A investida do Palácio sobre o bloco rebelde, ainda que pudesse ser classificada de plenamente exitosa, não pôs fim à instabilidade na base de sustentação e não atingiu o PMDB.
Os próprios líderes petistas têm se referido ao resultado da ação do Palácio sobre o bloco como uma desidratação, o que confirma o êxito apenas parcial na empreitada. Não seria, portanto, suficiente para enfrentar a votação do Marco Civil ainda.
E não configura exagero admitir a possibilidade de que o projeto acabe não sendo votado este ano. Além do teste político que passou a representar, com risco específico para o governo, a discussão de mérito não está pacificada como chegou a circular.
A oposição ao ponto mais polêmico, a neutralidade da rede, não está removida, conforme relatos de parlamentares do PMDB reunidos ontem para avaliar o atual estágio das relações com o governo.
Após a reunião, o líder do PMDB, Eduardo Cunha (RJ), apesar de admitir um avanço nas negociações, advertiu que as alterações acertadas não são suficientes para garantir a aprovação da matéria.
A supressão de trechos como o que restringe à presidente da República, por decreto, a regulamentação da neutralidade, é uma filigrana diante da própria neutralidade - questão que divide os partidos e parlamentares.
A iniciativa de ministros de pôr em votação a matéria ainda produziu o efeito colateral de irritar a Câmara, gerando clima de mal estar mesmo entre os petistas. A pauta de votações é instrumento exclusivo da presidência da Casa.

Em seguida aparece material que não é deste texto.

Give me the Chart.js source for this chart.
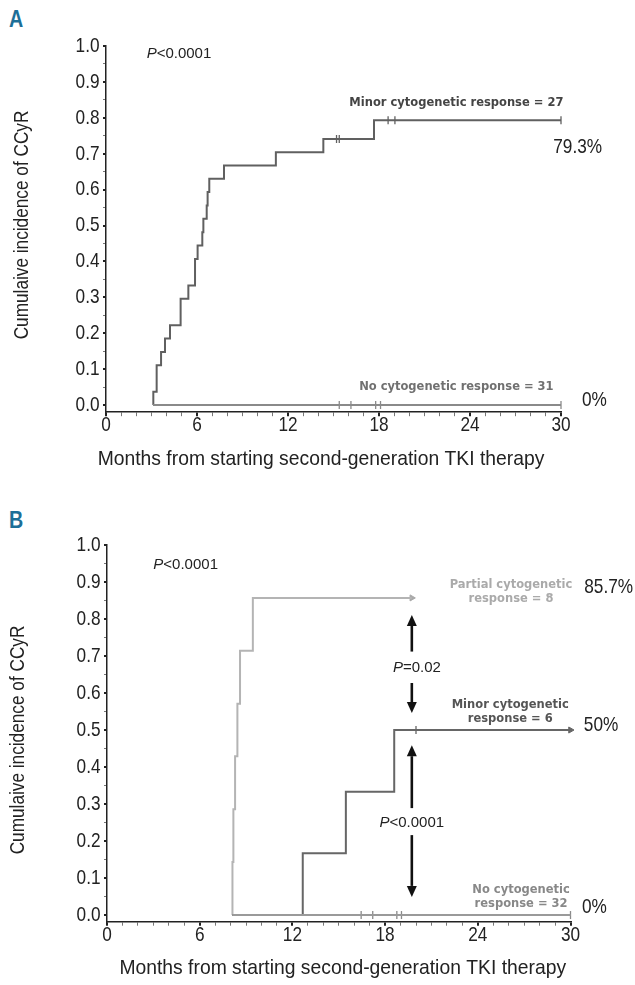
<!DOCTYPE html>
<html>
<head>
<meta charset="utf-8">
<script src="https://cdn.jsdelivr.net/npm/chart.js@4.4.1/dist/chart.umd.min.js"></script>
<style>
  body { margin: 0; background: #fff; width: 635px; height: 985px; position: relative; overflow: hidden; }
  canvas { position: absolute; left: 0; }
  .tag { position: absolute; left: 9px; font: bold 24px/24px "Liberation Sans", Arial, sans-serif; color: #1d6f98; transform: scaleX(0.82); transform-origin: left top; }
</style>
</head>
<body>
<div class="tag" style="top:7px">A</div>
<canvas id="chartA" width="635" height="490" style="top:0"></canvas>
<div class="tag" style="top:508px">B</div>
<canvas id="chartB" width="635" height="485" style="top:500px"></canvas>
<script>
//#region data
const xTitle = 'Months from starting second-generation TKI therapy'
const yTitle = 'Cumulaive incidence of CCyR'
const xTickLabels = ['0', '6', '12', '18', '24', '30']
const yTickLabels = ['0.0', '0.1', '0.2', '0.3', '0.4', '0.5', '0.6', '0.7', '0.8', '0.9', '1.0']

// panel A
const aMinorMonths = [3.1, 3.12, 3.34, 3.63, 3.89, 4.22, 4.92, 5.43, 5.87, 6.04, 6.35, 6.42, 6.64, 6.7, 6.81, 7.78, 11.2, 14.33, 17.67, 30]
const aMinorValues = [0, 0.037, 0.111, 0.148, 0.185, 0.222, 0.296, 0.333, 0.407, 0.444, 0.481, 0.519, 0.556, 0.593, 0.63, 0.667, 0.704, 0.741, 0.793, 0.793]
const aMinorCensored = [15.2, 15.38, 18.6, 19.05, 30]
const aNoneMonths = [3.1, 30]
const aNoneValues = [0, 0]
const aNoneCensored = [15.38, 16.15, 17.78, 18.1, 30]

// panel B
const bPartialMonths = [8.1, 8.12, 8.18, 8.29, 8.44, 8.61, 9.44, 19.73]
const bPartialValues = [0, 0.143, 0.286, 0.429, 0.571, 0.714, 0.857, 0.857]
const bMinorMonths = [8.1, 12.67, 15.46, 18.59, 30]
const bMinorValues = [0, 0.167, 0.333, 0.5, 0.5]
const bMinorCensored = [20]
const bNoneMonths = [8.1, 30]
const bNoneValues = [0, 0]
const bNoneCensored = [16.45, 17.2, 18.76, 19.06, 30]
//#endregion

const sans = '"Liberation Sans", Arial, sans-serif'
const labelFont = '21px ' + sans

let xTickValues = []
for (let i = 0; i <= 30; i++) xTickValues.push(i)
let yTickValues = []
for (let i = 0; i <= 20; i++) yTickValues.push(i / 20)

function toPoints(months, values) {
    return months.map((m, i) => ({ x: m, y: values[i] }))
}

function valueAt(months, values, t) {
    let v = values[0]
    months.forEach((m, i) => { if (m <= t) v = values[i] })
    return v
}

function stepLine(months, values, color) {
    return {
        data: toPoints(months, values),
        showLine: true, stepped: true,
        borderColor: color, borderWidth: 2,
        pointRadius: 0, clip: false
    }
}

function censorMarks(times, months, values, color) {
    return {
        data: times.map(t => ({ x: t, y: valueAt(months, values, t) })),
        showLine: false,
        pointStyle: 'line', rotation: 90, pointRadius: 4,
        borderColor: color, pointBorderWidth: 1.3, clip: false
    }
}

function endArrow(months, values, color) {
    const last = months.length - 1
    return {
        data: [{ x: months[last], y: values[last] }],
        showLine: false,
        pointStyle: 'triangle', rotation: 90, pointRadius: 3.5,
        backgroundColor: color, borderColor: color, pointBorderWidth: 1, clip: false
    }
}

// the original type is a condensed grotesque, so text is squeezed sideways
function squeezed(ctx, text, x, y, k, rot) {
    ctx.save()
    ctx.translate(x, y)
    if (rot) ctx.rotate(rot)
    ctx.scale(k, 1)
    ctx.fillText(text, 0, 0)
    ctx.restore()
}

// tick labels and axis titles
const axisTextPlugin = {
    id: 'axisText',
    afterDraw(chart, args, o) {
        const ctx = chart.ctx
        const xs = chart.scales.x, ys = chart.scales.y
        const area = chart.chartArea
        ctx.save()
        ctx.fillStyle = '#222'
        ctx.font = labelFont
        ctx.textBaseline = 'middle'
        ctx.textAlign = 'center'
        xs.ticks.forEach((t, i) => {
            if (i % 6 === 0) squeezed(ctx, xTickLabels[i / 6], xs.getPixelForValue(t.value), xs.top + 13.5, 0.82)
        })
        ctx.textAlign = 'right'
        ys.ticks.forEach((t, i) => {
            if (i % 2 === 0) squeezed(ctx, yTickLabels[i / 2], ys.right - 6.5, ys.getPixelForValue(t.value), 0.82)
        })
        ctx.textAlign = 'center'
        squeezed(ctx, xTitle, (area.left + area.right) / 2 + o.xTitleShift, xs.top + o.xTitleDrop, 0.92)
        squeezed(ctx, yTitle, o.yTitleX, o.yTitleY, 0.82, -Math.PI / 2)
        ctx.restore()
    }
}

// texts and arrows placed in data units
const annotPlugin = {
    id: 'annot',
    afterDatasetsDraw(chart, args, opts) {
        const ctx = chart.ctx
        const xs = chart.scales.x, ys = chart.scales.y
        ctx.save()
        ;(opts.arrows || []).forEach(a => {
            const x = xs.getPixelForValue(a.x)
            const y0 = ys.getPixelForValue(a.from)
            const y1 = ys.getPixelForValue(a.to)
            const dir = y1 < y0 ? -1 : 1
            const head = 11
            ctx.strokeStyle = '#111'
            ctx.fillStyle = '#111'
            ctx.lineWidth = 2.6
            ctx.beginPath()
            ctx.moveTo(x, y0)
            ctx.lineTo(x, y1 - dir * head)
            ctx.stroke()
            ctx.beginPath()
            ctx.moveTo(x, y1)
            ctx.lineTo(x - 5, y1 - dir * head)
            ctx.lineTo(x + 5, y1 - dir * head)
            ctx.closePath()
            ctx.fill()
        })
        ;(opts.texts || []).forEach(t => {
            const x = xs.getPixelForValue(t.x)
            const y = ys.getPixelForValue(t.y)
            ctx.fillStyle = t.color
            ctx.textBaseline = 'middle'
            if (t.italicP) {
                ctx.font = 'italic ' + t.font
                const wP = ctx.measureText('P').width
                ctx.font = t.font
                const wR = ctx.measureText(t.text.slice(1)).width
                let left = t.align === 'center' ? x - (wP + wR) / 2 : x
                ctx.textAlign = 'left'
                ctx.font = 'italic ' + t.font
                ctx.fillText('P', left, y)
                ctx.font = t.font
                ctx.fillText(t.text.slice(1), left + wP, y)
            } else {
                ctx.font = t.font
                ctx.textAlign = t.align
                squeezed(ctx, t.text, x, y, t.squeeze || 1)
            }
        })
        ctx.restore()
    }
}

function makeChart(id, datasets, o) {
    return new Chart(document.getElementById(id), {
        type: 'scatter',
        data: { datasets: datasets },
        plugins: [annotPlugin, axisTextPlugin],
        options: {
            responsive: false,
            animation: false,
            layout: { padding: { top: o.top, right: o.right, left: 0, bottom: 0 } },
            plugins: {
                legend: { display: false },
                tooltip: { enabled: false },
                annot: { texts: o.texts, arrows: o.arrows },
                axisText: o.axisText
            },
            scales: {
                x: {
                    type: 'linear', min: 0, max: 30,
                    afterBuildTicks: s => { s.ticks = xTickValues.map(v => ({ value: v })) },
                    afterFit: s => { s.height = o.xHeight },
                    ticks: { display: false, autoSkip: false },
                    grid: {
                        drawOnChartArea: false, tickLength: 4,
                        color: c => c.index % 6 === 0 ? '#222' : '#777',
                        lineWidth: c => c.index % 6 === 0 ? 2 : 1
                    },
                    border: { color: '#222', width: 1.5 }
                },
                y: {
                    type: 'linear', min: o.yMin, max: 1,
                    afterBuildTicks: s => { s.ticks = yTickValues.map(v => ({ value: v })) },
                    afterFit: s => { s.width = o.yWidth },
                    ticks: { display: false, autoSkip: false },
                    grid: {
                        drawOnChartArea: false, tickLength: 3,
                        color: c => c.index % 2 === 0 ? '#222' : '#777',
                        lineWidth: c => c.index % 2 === 0 ? 2 : 1
                    },
                    border: { color: '#222', width: 1.5 }
                }
            }
        }
    })
}

const plainFont = '15px ' + sans
const boldFont = 'bold 11.5px "DejaVu Sans", sans-serif'

makeChart('chartA', [
    stepLine(aNoneMonths, aNoneValues, '#8a8a8a'),
    censorMarks(aNoneCensored, aNoneMonths, aNoneValues, '#8a8a8a'),
    stepLine(aMinorMonths, aMinorValues, '#606060'),
    censorMarks(aMinorCensored, aMinorMonths, aMinorValues, '#606060')
], {
    top: 46, right: 74, xHeight: 77.8, yWidth: 106, yMin: -0.02,
    axisText: { xTitleShift: -12.5, xTitleDrop: 47, yTitleX: 22, yTitleY: 225 },
    texts: [
        { x: 2.68, y: 0.978, text: 'P<0.0001', italicP: true, font: plainFont, color: '#222', align: 'left' },
        { x: 23.1, y: 0.842, text: 'Minor cytogenetic response = 27', font: boldFont, color: '#444', align: 'center' },
        { x: 23.1, y: 0.051, text: 'No cytogenetic response = 31', font: boldFont, color: '#707070', align: 'center' },
        { x: 31.1, y: 0.717, text: '79.3%', font: labelFont, squeeze: 0.82, color: '#222', align: 'center' },
        { x: 32.2, y: 0.014, text: '0%', font: labelFont, squeeze: 0.82, color: '#222', align: 'center' }
    ]
})

makeChart('chartB', [
    stepLine(bNoneMonths, bNoneValues, '#9a9a9a'),
    censorMarks(bNoneCensored, bNoneMonths, bNoneValues, '#8a8a8a'),
    stepLine(bMinorMonths, bMinorValues, '#666666'),
    censorMarks(bMinorCensored, bMinorMonths, bMinorValues, '#666666'),
    endArrow(bMinorMonths, bMinorValues, '#666666'),
    stepLine(bPartialMonths, bPartialValues, '#b4b4b4'),
    endArrow(bPartialMonths, bPartialValues, '#a8a8a8')
], {
    top: 45, right: 64.5, xHeight: 63.3, yWidth: 107, yMin: -0.018,
    axisText: { xTitleShift: 4, xTitleDrop: 47, yTitleX: 18, yTitleY: 240 },
    texts: [
        { x: 3.0, y: 0.946, text: 'P<0.0001', italicP: true, font: plainFont, color: '#222', align: 'left' },
        { x: 26.15, y: 0.893, text: 'Partial cytogenetic', font: boldFont, color: '#aaaaaa', align: 'center' },
        { x: 26.15, y: 0.853, text: 'response = 8', font: boldFont, color: '#aaaaaa', align: 'center' },
        { x: 26.1, y: 0.568, text: 'Minor cytogenetic', font: boldFont, color: '#555', align: 'center' },
        { x: 26.1, y: 0.531, text: 'response = 6', font: boldFont, color: '#555', align: 'center' },
        { x: 26.8, y: 0.068, text: 'No cytogenetic', font: boldFont, color: '#888', align: 'center' },
        { x: 26.8, y: 0.031, text: 'response = 32', font: boldFont, color: '#888', align: 'center' },
        { x: 32.47, y: 0.885, text: '85.7%', font: labelFont, squeeze: 0.82, color: '#222', align: 'center' },
        { x: 31.98, y: 0.514, text: '50%', font: labelFont, squeeze: 0.82, color: '#222', align: 'center' },
        { x: 31.55, y: 0.02, text: '0%', font: labelFont, squeeze: 0.82, color: '#222', align: 'center' },
        { x: 20.06, y: 0.667, text: 'P=0.02', italicP: true, font: plainFont, color: '#222', align: 'center' },
        { x: 19.73, y: 0.25, text: 'P<0.0001', italicP: true, font: plainFont, color: '#222', align: 'center' }
    ],
    arrows: [
        { x: 19.73, from: 0.712, to: 0.811 },
        { x: 19.73, from: 0.627, to: 0.546 },
        { x: 19.73, from: 0.289, to: 0.459 },
        { x: 19.73, from: 0.216, to: 0.049 }
    ]
})
</script>
</body>
</html>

Para piorar o quadro em desfavor do governo, o escândalo da compra da refinaria de Pasadena, pela Petrobrás, em operação suspeita, ocupou a pauta dos debates e se impôs como fato político maior.
A admissão pela presidente Dilma Rousseff, ao Estadão, de que dera parecer favorável à operação quando presidente do Conselho da Petrobrás, aumentou a temperatura política e ofuscou completamente a discussão sobre o Marco Civil.
O desenvolvimento desse enredo, independentemente do resultado do Marco Civil, mostra que há danos irreversíveis na relação do Planalto com oLegislativo. Mesmo no Senado, onde tem contornado derrotas previsíveis, o governo está desgastado.
O governo amplia o clima de desconfiança com adiamento ou manobras para descumprir acordos ou desfazer atos do Congresso. Exemplo disso são as emendas bloqueadas sob o pretexto de avaliação técnica, que revoga, na prática, o orçamento impositivo aprovado recentemente no Legislativo.
O meio político absorveu por esse viés, de saturação das relações com a presidente Dilma Rousseff, a afirmação do candidato de oposição, Eduardo Campos, de que "o país não aguenta mais quatro anos de Dilma".
A frase tem um apelo grande junto aos políticos e empresários, que apontam a personalização do governo na figura da presidente, a causa dos conflitos com os mercados político e empresarial.
Campos foi ao ponto mais sensível a todos os agentes do processo político e econômico que passaram a projetar por mais quatro anos todas as dificuldades que sentem hoje em relação ao diálogo com a presidente.